With regards to other existing standards Waygood says “We’ll be building on what’s existing already and coming up with an industry facing version of what’s required. I think you can expect a clear set of recommendations.”
Lindeijer says that a focus on scenario analysis in the TCFD’s recommendations will be important. “It’s quite novel, only a few companies are pioneering in this area,” he says. “And in many cases they don’t actually disclose the outcomes.”
RI asks whether asset owners and asset managers will be expected to do scenario analyses.
“It’s important for everybody, whether you are a financial preparer or a non-financial preparer that we get insight into governance surrounding climate risk management. It is very important to know who is dealing with this, ideally at board level,” says Lindeijer. “So you would expect a narrative – how are we actually managing these risks, and then ideally you would also like to see some metrics that allow users of financial statements to compare one company to another, possibly to aggregate certain risks.”
The TCFD includes one member from a stock exchange – Yeo Lian Sim, Special Adviser at the Singapore Exchange which this year introduced sustainability reporting on a “comply or explain” basis.
Talking in a personal capacity, Waygood says stock exchanges and listing authorities could take the framework that the FSB-supported Task Force concludes with and support it through their listing rules. He says this could most effectively be done through IOSCO, the international coordination body for listing authorities.
He continues that it will be vital for the responsible investment industry to engage. “The Task Force is very keen to have feedback – challenging and constructive.

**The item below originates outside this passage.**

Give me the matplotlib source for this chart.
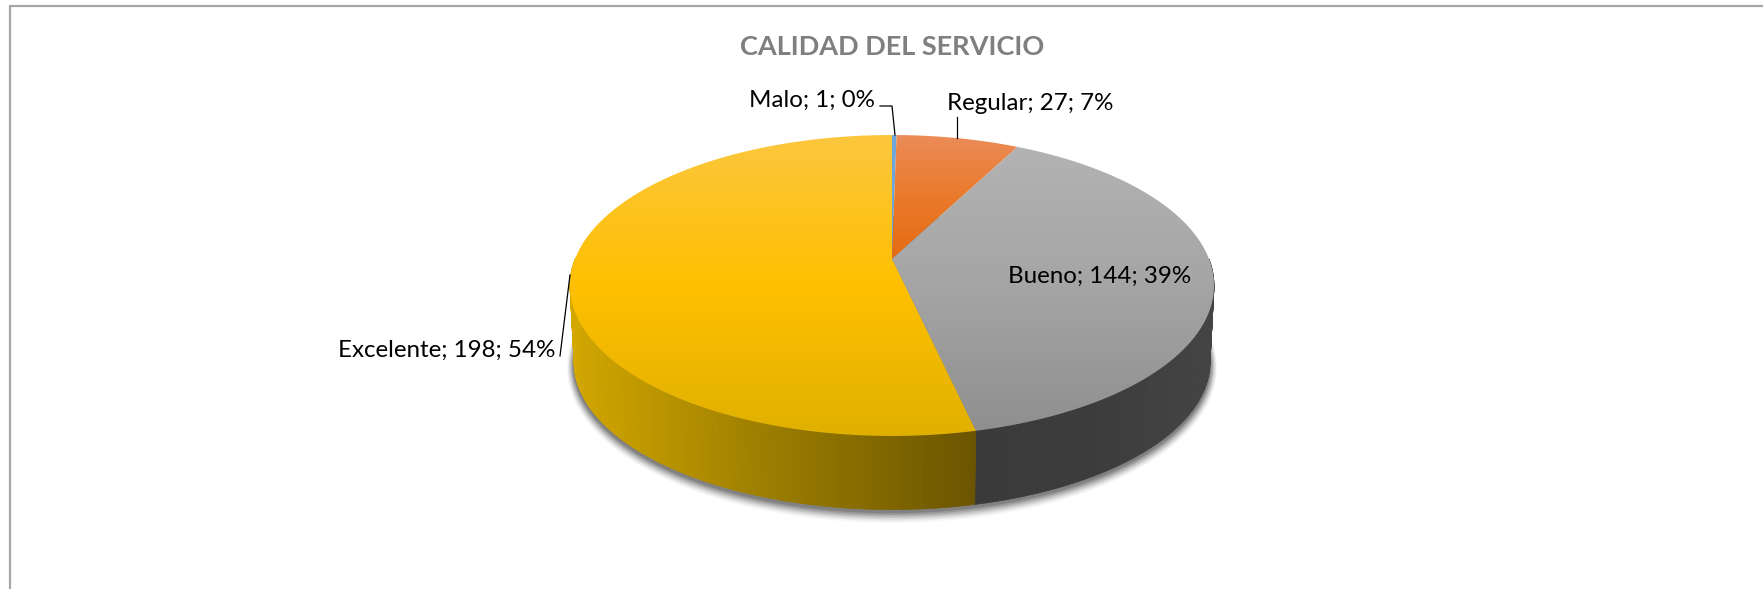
import numpy as np
import matplotlib
matplotlib.use("Agg")
import matplotlib.pyplot as plt
from matplotlib.colors import LinearSegmentedColormap, to_rgb
from matplotlib.patches import Polygon

categories = ["Malo", "Regular", "Bueno", "Excelente"]
values = [1, 27, 144, 198]
percents = [0, 7, 39, 54]
title = "CALIDAD DEL SERVICIO"

W, H = 1763, 589
plt.rcParams["font.family"] = ["Lato", "DejaVu Sans"]

# top face colours, top of the pie to bottom of the pie
top_colors = {
    "Malo": ["#6fa8dc", "#5b9bd5"],
    "Regular": ["#ec8c58", "#ea7a2c", "#e66c14", "#e06410", "#e06410", "#e06410"],
    "Bueno": ["#b4b4b4", "#a5a5a5", "#8e8e8e"],
    "Excelente": ["#fcc73f", "#ffc000", "#e0b000"],
}
# side colours, going around the rim
side_colors = {
    "Bueno": ["#3a3a3a", "#3c3c3c", "#444444"],
    "Excelente": ["#6b5500", "#9a7c00", "#d4a800"],
}

fig = plt.figure(figsize=(W / 100, H / 100), dpi=100)
ax = fig.add_axes([0, 0, 1, 1])
ax.set_xlim(0, W)
ax.set_ylim(H, 0)
ax.axis("off")

# frame, only top and left are visible
ax.plot([10, 10, W], [H, 6, 6], color="#a6a6a6", lw=1.6, solid_joinstyle="miter")

# perspective of the disc
cx = 892
k = 0.176


def project(theta, y0, ay, ax_):
    u, v = np.sin(theta), np.cos(theta)
    w = 1 + k * v
    return cx + ax_ * u / w, y0 - ay * v / w


def top_face(theta):
    return project(theta, 259, 145.8, 317)


def bottom_face(theta):
    return project(theta, 336, 143, 313)


edges = np.radians(np.concatenate([[0], np.cumsum(values)]) / sum(values) * 360)

# soft shadow under the pie
t = np.linspace(0, 2 * np.pi, 300)
for grow, alpha in zip([7, 6, 5, 4, 3, 2, 1], [0.03, 0.05, 0.07, 0.09, 0.11, 0.13, 0.15]):
    x, y = project(t, 338 + grow * 0.4, 143 + grow, 313 + grow)
    ax.fill(x, y, color="#000000", alpha=alpha, lw=0, zorder=1)

# rim: thin strips between the two faces, front half only
for name, a, b in zip(categories, edges[:-1], edges[1:]):
    if name not in side_colors:
        continue
    cmap = LinearSegmentedColormap.from_list(name, side_colors[name])
    steps = np.linspace(a, b, 240)
    for s0, s1 in zip(steps[:-1], steps[1:]):
        if np.cos(s0) > 0 and np.cos(s1) > 0:
            continue
        x0, y0 = top_face(s0)
        x1, y1 = top_face(s1)
        x2, y2 = bottom_face(s1)
        x3, y3 = bottom_face(s0)
        if name == "Excelente":
            frac = ((x0 + x1) / 2 - 570) / (975 - 570)
            col = cmap(1 - np.clip(frac, 0, 1))
        else:
            frac = ((x0 + x1) / 2 - 975) / (1214 - 975)
            col = cmap(np.clip(frac, 0, 1))
        ax.add_patch(Polygon([(x0, y0), (x1, y1), (x2, y2), (x3, y3)], closed=True,
                             fc=col, ec=col, lw=0.5, zorder=2))

# top face, vertical gradient clipped to each slice
for name, a, b in zip(categories, edges[:-1], edges[1:]):
    s = np.linspace(a, b, 200)
    px, py = top_face(s)
    verts = [(cx, 259)] + list(zip(px, py))
    cmap = LinearSegmentedColormap.from_list(name, [to_rgb(c) for c in top_colors[name]])
    poly = Polygon(verts, closed=True, fc="none", ec="none", transform=ax.transData)
    ax.add_patch(poly)
    grad = np.linspace(0, 1, 256).reshape(-1, 1)
    im = ax.imshow(grad, cmap=cmap, extent=[560, 1225, 437, 134], aspect="auto",
                   zorder=3, interpolation="bilinear")
    im.set_clip_path(poly)
ax.set_xlim(0, W)
ax.set_ylim(H, 0)

# leader lines
ax.plot([880, 892, 895], [106, 106, 135], color="#000000", lw=0.9, zorder=5)
ax.plot([957, 957], [117, 138], color="#000000", lw=0.9, zorder=5)
ax.plot([570, 560], [275, 356], color="#000000", lw=0.9, zorder=5)

label_pos = {
    "Malo": (812, 100),
    "Regular": (1030, 103),
    "Bueno": (1100, 276),
    "Excelente": (447, 350),
}
for name, val, pct in zip(categories, values, percents):
    lx, ly = label_pos[name]
    ax.text(lx, ly, f"{name}; {val}; {pct}%", ha="center", va="center",
            fontsize=17.4, color="#000000", zorder=6)

ax.text(892, 47, title, ha="center", va="center", fontsize=19.5,
        fontweight="bold", color="#7f7f7f", zorder=6)

fig.savefig("out.png", dpi=100)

The Task Force and the responsible investment community are natural allies.”
But he does admit that even in the responsible investment community inertia can be an issue. “Some in the responsible investor community will call on others to disclose but will be less comfortable themselves disclosing. I think we need to introduce a new level of comfort in our community in the fact that there are things that we should disclose too.”
He continues: “We know that a lot of the data is missing. What we need to do is work together as a RI community to encourage companies to adhere to the guidance we produce next year. Disclosure will help monitor and encourage a managed transition.It’s through a managed transition that we avoid the potential loss of tens of trillions from the oil and gas and coal sectors due to assets being stranded through policy risk. We can also avoid the even greater sums that are estimated to be lost through the climate actually changing.
“There are these two poles – one of immediate transition causing a Minsky moment [a sudden collapse of asset values] which disrupts valuation and the other pole of actually having controlled transition where we’ve got the Nirvana outcome – which is where we all want to be.
“Responsible investors who understand the long-term risks have a responsibility to support the TCFD.”